Large Data: To transfer ownership of a large amount of data without copying it. Moving a Box<T> only copies the pointer on the stack, not the large data on the heap.
Trait Objects: To own a value and only care that it implements a specific trait, rather than knowing its concrete type.

Using `Box<T>` for Heap Allocation

Creating a Box is simple using Box::new().

fn main() {
    // Allocate an integer on the heap.
    // `b` is a Box<i32> on the stack, pointing to the value `5` on the heap.
    let b = Box::new(5); 
    
    println!("b = {}", b);

    // The Box is automatically deallocated when `b` goes out of scope.
}

Because Box<T> implements the Deref trait, you can treat it like a reference. The * operator follows the pointer to the heap data.

let x = 5;
let y = Box::new(x);

assert_eq!(5, x);
// We can dereference y to get the inner value.
assert_eq!(5, *y);

Use Case 1: Enabling Recursive Types

A classic example of a recursive type is a “cons list,” a data structure from Lisp. Let’s try to define one naively in Rust.

// This code will not compile!
enum List {
    Cons(i32, List),
    Nil,
}

The compiler will issue an error: recursive type 'List' has infinite size. The compiler can’t determine how much space to allocate for a List because List is part of its own definition.

We can solve this by using a Box<T> to add a layer of indirection. A Box has a known, fixed size (it’s just a pointer), so the compiler can determine the size of List.

// This compiles successfully.
enum List {
    Cons(i32, Box<List>),
    Nil,
}

use List::{Cons, Nil};

fn main() {
    // Create a list: 1 -> 2 -> 3 -> Nil
    let list = Cons(1, 
        Box::new(Cons(2, 
            Box::new(Cons(3, 
                Box::new(Nil)
            ))
        ))
    );
}

Here, Cons holds an i32 and a Box<List>. The Box points to the next List value on the heap, breaking the infinite recursion.
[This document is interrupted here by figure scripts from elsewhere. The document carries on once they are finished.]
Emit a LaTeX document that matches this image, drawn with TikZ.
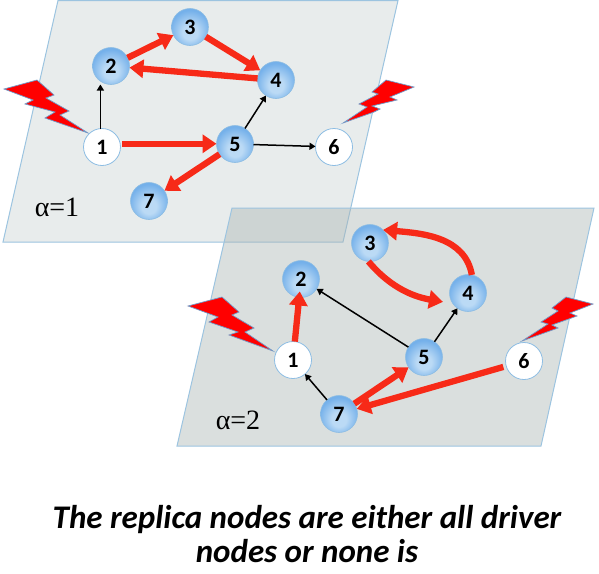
\documentclass[tikz,border=0pt]{standalone}
\usepackage{fontspec}
\setmainfont{Carlito}
\newfontfamily\alphafont{Liberation Serif}
\usetikzlibrary{arrows.meta,calc}
\definecolor{ballin}{HTML}{BBDAF5}
\definecolor{ballout}{HTML}{74B0EA}
\pgfdeclareradialshading{ballshade}{\pgfpoint{0bp}{-9bp}}{
  color(0bp)=(ballin); color(10bp)=(ballin); color(27bp)=(ballout); color(50bp)=(ballout)}
\definecolor{planeedge}{HTML}{9CC4E0}
\definecolor{planeone}{HTML}{E8ECEC}
\definecolor{planetwo}{HTML}{AAB5B3}
\definecolor{redarrow}{HTML}{F72A18}
\definecolor{nodeedge}{HTML}{8DBDE3}
\definecolor{boltedge}{HTML}{6F9CCB}
\tikzset{
  x=1pt,y=-1pt,
  basenode/.style={circle,minimum size=37pt,inner sep=0pt,outer sep=0pt,font=\fontsize{22}{24}\selectfont\bfseries,text=black},
  driven/.style={basenode,draw=nodeedge,line width=.6pt,shading=ballshade},
  driver/.style={basenode,draw=nodeedge,line width=.8pt,fill=white},
  plane/.style={draw=planeedge,line width=1pt,line join=miter},
  redlink/.style={draw=redarrow,line width=6.3pt,-{Triangle[length=14pt,width=18pt]}},
  blacklink/.style={draw=black,line width=1.5pt,-{Triangle[length=6pt,width=7pt]}},
  bolt/.style={fill=red,draw=boltedge,line width=.7pt,line join=miter},
  planelabel/.style={inner sep=0pt,font=\alphafont\fontsize{28}{30}\selectfont},
  caption/.style={inner sep=0pt,align=center,font=\fontsize{33}{34}\selectfont\bfseries\itshape}
}
\begin{document}
\begin{tikzpicture}
\useasboundingbox (0,0) rectangle (599,573);
% planes
\path[plane,fill=planeone] (58,0.5) -- (398,0.5) -- (343,242) -- (3,242) -- cycle;
\path[fill=planetwo,fill opacity=.435] (232,208) -- (594,208) -- (541,446) -- (177,446) -- cycle;
\path[plane] (232,208) -- (594,208) -- (541,446) -- (177,446) -- cycle;
% bolts
\path[bolt] (4,89) -- (37,80) -- (54,95) -- (46,98) -- (69,111) -- (60,115) -- (88,133) -- (45,118) -- (55,112) -- (25,104) -- (33,100) -- cycle;
\path[bolt] (414,87) -- (386,80) -- (372,92) -- (378,94) -- (359,104) -- (367,107) -- (343,123) -- (374,112) -- (380,109) -- (372,106) -- (397,100) -- (390,97) -- cycle;
\path[bolt] (188,306) -- (222,297) -- (239,312) -- (232,315) -- (254,328) -- (245,332) -- (273,351) -- (229,335) -- (238,332) -- (209,322) -- (218,317) -- cycle;
\path[bolt] (593,304) -- (566,297) -- (552,308) -- (558,311) -- (541,322) -- (548,324) -- (522,341) -- (558,328) -- (552,325) -- (577,316) -- (570,313) -- cycle;
% upper layer
\node[driver] (a1) at (102,147) {1};
\node[driven] (a2) at (111,66) {2};
\node[driven] (a3) at (190,27) {3};
\node[driven] (a4) at (276,80) {4};
\node[driven] (a5) at (235,144) {5};
\node[driver] (a6) at (334,147) {6};
\node[driven] (a7) at (149,201) {7};
\draw[blacklink] (a1.95) -- (a1.95 |- a2.south);
\draw[blacklink] (a5) -- (a4);
\draw[blacklink] (a5) -- (a6);
\draw[redlink,shorten <=2pt] (a1.10) -- (a1.10 -| a5.west);
\draw[redlink] (a2) -- (a3);
\draw[redlink] (a3) -- (a4);
\draw[redlink] (a4) -- (a2);
\draw[redlink] (a5) -- (a7);
\node[planelabel] (la) at (57,207) {α=1};
% lower layer
\node[driver] (b1) at (293,360) {1};
\node[driven] (b2) at (301,279) {2};
\node[driven] (b3) at (370,243) {3};
\node[driven] (b4) at (468,293) {4};
\node[driven] (b5) at (424,357) {5};
\node[driver] (b6) at (524,361) {6};
\node[driven] (b7) at (339,414) {7};
\draw[blacklink] (b5) -- (b2);
\draw[blacklink] (b5) -- (b4);
\draw[blacklink] (b7) -- (b1);
\draw[redlink,shorten >=-6pt] (b1) -- (b2);
\draw[redlink] (b7) -- (b5);
\draw[redlink,shorten <=3pt] (b6) -- (b7);
\draw[redlink] (b4.78) to[out=100,in=-5] (b3.45);
\draw[redlink,shorten >=10pt] (b3.-95) to[out=-50,in=170] (b4.215);
\node[planelabel] (lb) at (238,420) {α=2};
% caption
\node[caption] (cap) at (307,534) {The replica nodes are either all driver\\nodes or none is};
\end{tikzpicture}
\end{document}
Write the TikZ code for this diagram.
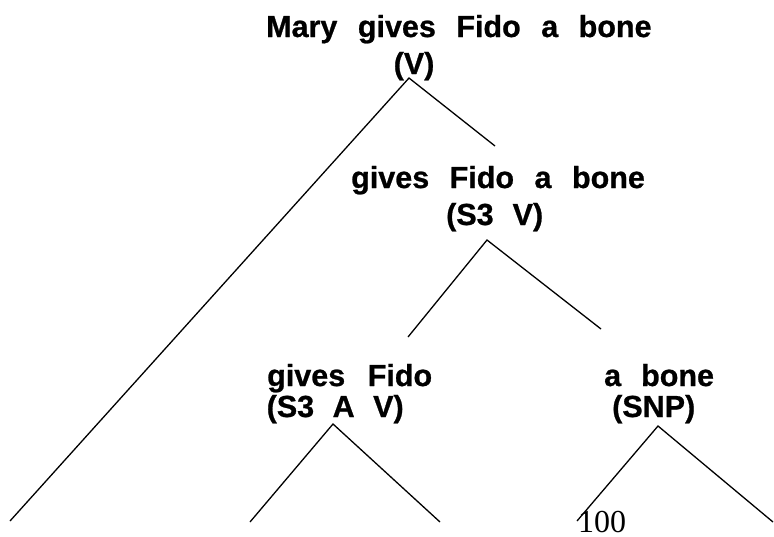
\documentclass[tikz,border=0pt]{standalone}
\usepackage{fontspec}
\setmainfont{Liberation Sans}
\newfontfamily\lblfont{Liberation Sans}[UprightFont=*-Bold, FakeBold=0.8]
\newfontfamily\numfont{Liberation Serif}
\tikzset{
  lbl/.style={anchor=base west, inner sep=0pt, font=\lblfont\fontsize{30.5}{36}\selectfont},
  branch/.style={line width=1.3pt, black},
  pagenum/.style={anchor=base west, inner sep=0pt, font=\numfont\fontsize{32}{38}\selectfont}
}
\newcommand\wg[1]{\hspace*{#1pt}}
\begin{document}
\begin{tikzpicture}[x=1pt,y=-1pt]
\useasboundingbox (0,0) rectangle (774,536);
\fill[white] (0,0) rectangle (774,536);
% text nodes
\node[lbl] (t0a) at (266,37) {Mary\wg{20.5}gives\wg{20.5}Fido\wg{20.5}a\wg{20.5}bone};
\node[lbl] (t0b) at (393.5,74) {(V)};
\node[lbl] (t1a) at (351,188) {gives\wg{20.5}Fido\wg{20.5}a\wg{20.5}bone};
\node[lbl] (t1b) at (446,225) {(S3\wg{19}V)};
\node[lbl] (t2a) at (267,386) {gives\wg{22.6}Fido};
\node[lbl] (t2b) at (266.5,417) {(S3\wg{18.5}A\wg{18.5}V)};
\node[lbl] (t3a) at (604,386) {a\wg{20}bone};
\node[lbl] (t3b) at (612,417) {(SNP)};
\node[pagenum] (pn) at (578,532) {100};
% branch points
\coordinate (a0) at (409,78);
\coordinate (l0) at (10,521);
\coordinate (r0) at (495,146);
\coordinate (a1) at (487,240);
\coordinate (l1) at (408,337);
\coordinate (r1) at (601,329);
\coordinate (a2) at (333,424);
\coordinate (l2) at (250,522);
\coordinate (r2) at (440,522);
\coordinate (a3) at (658,426);
\coordinate (l3) at (577,521);
\coordinate (r3) at (773,522);
% connectors
\draw[branch] (l0) -- (a0) -- (r0);
\draw[branch] (l1) -- (a1) -- (r1);
\draw[branch] (l2) -- (a2) -- (r2);
\draw[branch] (l3) -- (a3) -- (r3);
\end{tikzpicture}
\end{document}
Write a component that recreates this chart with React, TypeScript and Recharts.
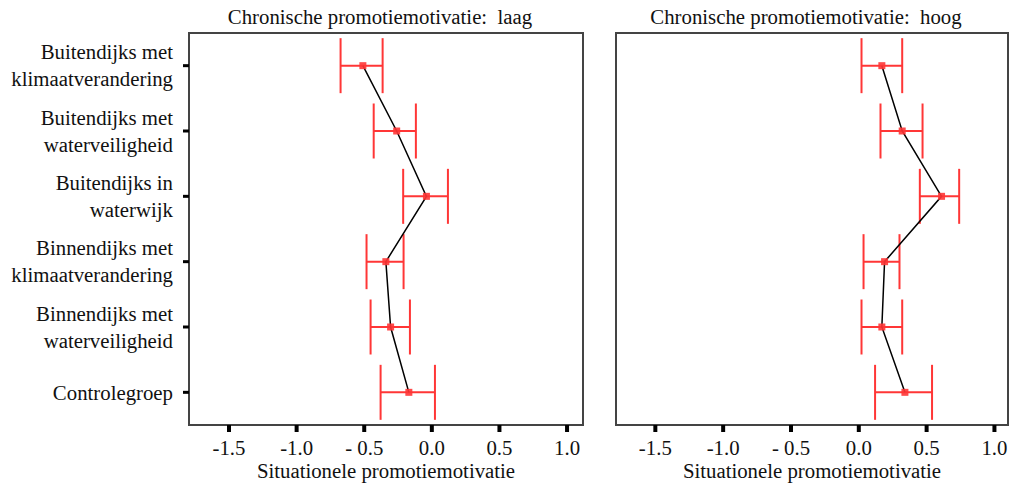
import { ComposedChart, ErrorBar, Label, Line, ReferenceArea, XAxis, YAxis } from "recharts";

const categories = [
  "Buitendijks met klimaatverandering",
  "Buitendijks met waterveiligheid",
  "Buitendijks in waterwijk",
  "Binnendijks met klimaatverandering",
  "Binnendijks met waterveiligheid",
  "Controlegroep",
];

const lowMean = [-0.51, -0.26, -0.04, -0.34, -0.305, -0.17];
const lowLower = [-0.675, -0.43, -0.212, -0.483, -0.453, -0.379];
const lowUpper = [-0.364, -0.118, 0.119, -0.209, -0.162, 0.023];

const highMean = [0.17, 0.32, 0.61, 0.19, 0.17, 0.34];
const highLower = [0.02, 0.16, 0.45, 0.035, 0.02, 0.12];
const highUpper = [0.32, 0.47, 0.74, 0.3, 0.32, 0.54];

const xTicks = [-1.5, -1.0, -0.5, 0, 0.5, 1.0];
const xTickLabels = ["-1.5", "-1.0", "- 0.5", "0.0", "0.5", "1.0"];

const FONT = "'Liberation Serif', 'Times New Roman', serif";
const FS = 20.8;
const RED = "#ff3636";
const FRAME = "#444";

function rows(mean: number[], lower: number[], upper: number[]) {
  return categories.map((name, i) => ({
    name,
    mean: mean[i],
    err: [mean[i] - lower[i], upper[i] - mean[i]],
  }));
}

// category labels are wrapped after the second word, right aligned
function CategoryTick({ x, y, payload }: any) {
  const words = String(payload.value).split(" ");
  const lines = words.length > 2 ? [words.slice(0, 2).join(" "), words.slice(2).join(" ")] : [words.join(" ")];
  const lh = 27;
  const top = y - ((lines.length - 1) * lh) / 2;
  return (
    <text x={x - 4} y={top} textAnchor="end" fontFamily={FONT} fontSize={FS} fill="#111">
      {lines.map((l, i) => (
        <tspan key={i} x={x - 4} y={top + i * lh} dy="0.35em">
          {l}
        </tspan>
      ))}
    </text>
  );
}

function SquareDot({ cx, cy, index }: any) {
  if (cx == null || cy == null) return <g key={index} />;
  return <rect key={index} x={cx - 3.5} y={cy - 3.5} width={7} height={7} fill={RED} fillOpacity={0.9} />;
}

function Panel({
  data,
  width,
  yWidth,
  right,
  domain,
  showLabels,
}: {
  data: { name: string; mean: number; err: number[] }[];
  width: number;
  yWidth: number;
  right: number;
  domain: [number, number];
  showLabels: boolean;
}) {
  return (
    <ComposedChart
      layout="vertical"
      width={width}
      height={486}
      data={data}
      margin={{ top: 33, right, bottom: 0, left: 0 }}
    >
      <XAxis
        type="number"
        domain={domain}
        allowDataOverflow
        ticks={xTicks}
        interval={0}
        tickFormatter={(v: number) => xTickLabels[xTicks.indexOf(v)] ?? String(v)}
        height={61}
        tickSize={7}
        tickMargin={8}
        tickLine={{ stroke: "#000", strokeWidth: 4 }}
        axisLine={{ stroke: FRAME, strokeWidth: 2 }}
        tick={{ fill: "#111", fontFamily: FONT, fontSize: FS }}
      >
        <Label
          value="Situationele promotiemotivatie"
          position="insideBottom"
          offset={8}
          style={{ fill: "#111", fontFamily: FONT, fontSize: FS }}
        />
      </XAxis>
      <YAxis
        type="category"
        dataKey="name"
        scale="band"
        width={yWidth}
        interval={0}
        tickSize={6}
        tickMargin={6}
        tickLine={{ stroke: "#000", strokeWidth: 3 }}
        axisLine={{ stroke: FRAME, strokeWidth: 2 }}
        tick={showLabels ? <CategoryTick /> : false}
      />
      <ReferenceArea x1={domain[0]} x2={domain[1]} fill="none" stroke={FRAME} strokeWidth={2} />
      <Line
        dataKey="mean"
        stroke="#000"
        strokeWidth={1.5}
        dot={<SquareDot />}
        activeDot={false}
        isAnimationActive={false}
      >
        <ErrorBar dataKey="err" direction="x" width={27.5} stroke={RED} strokeWidth={2} />
      </Line>
    </ComposedChart>
  );
}

export default function App() {
  const titleStyle: React.CSSProperties = {
    position: "absolute",
    top: 6,
    fontFamily: FONT,
    fontSize: FS,
    lineHeight: "22px",
    color: "#111",
    whiteSpace: "nowrap",
    transform: "translateX(-50%)",
  };
  return (
    <div style={{ position: "absolute", left: 0, top: 0, width: 1015, height: 486, background: "#fff" }}>
      <div style={{ ...titleStyle, left: 380 }}>Chronische promotiemotivatie:&nbsp; laag</div>
      <div style={{ ...titleStyle, left: 806 }}>Chronische promotiemotivatie:&nbsp; hoog</div>
      <div style={{ position: "absolute", left: 0, top: 0 }}>
        <Panel
          data={rows(lowMean, lowLower, lowUpper)}
          width={600}
          yWidth={189}
          right={17}
          domain={[-1.796, 1.118]}
          showLabels
        />
      </div>
      <div style={{ position: "absolute", left: 600, top: 0 }}>
        <Panel
          data={rows(highMean, highLower, highUpper)}
          width={415}
          yWidth={16}
          right={7}
          domain={[-1.79, 1.1]}
          showLabels={false}
        />
      </div>
    </div>
  );
}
Use Case 2: Transferring Ownership of Large Data

If you have a large struct, moving it between functions can be expensive because all of its data is copied on the stack.

struct HugeData {
    // Imagine this is megabytes of data
    data: [u8; 1_000_000],
}

fn take_ownership(data: HugeData) {
    // Do something with the data
    println!("Took ownership of huge data.");
}

fn main() {
    let huge_data = HugeData { data: [0; 1_000_000] };
    // This is a potentially expensive copy on the stack.
    take_ownership(huge_data); 
}

By boxing the value, you allocate it on the heap once. When you transfer ownership, you’re only copying the small pointer on the stack, which is much faster.

struct HugeData {
    data: [u8; 1_000_000],
}

fn take_ownership_of_box(data: Box<HugeData>) {
    println!("Took ownership of boxed huge data.");
}

fn main() {
    let huge_data = Box::new(HugeData { data: [0; 1_000_000] });
    // This is a cheap move of the pointer.
    take_ownership_of_box(huge_data);
}

Conclusion

Box<T> is a fundamental tool in Rust for managing heap memory. It provides a simple way to allocate data on the heap, enabling patterns like recursive types and efficient transfer of large data, all while upholding Rust’s strict ownership and memory safety rules.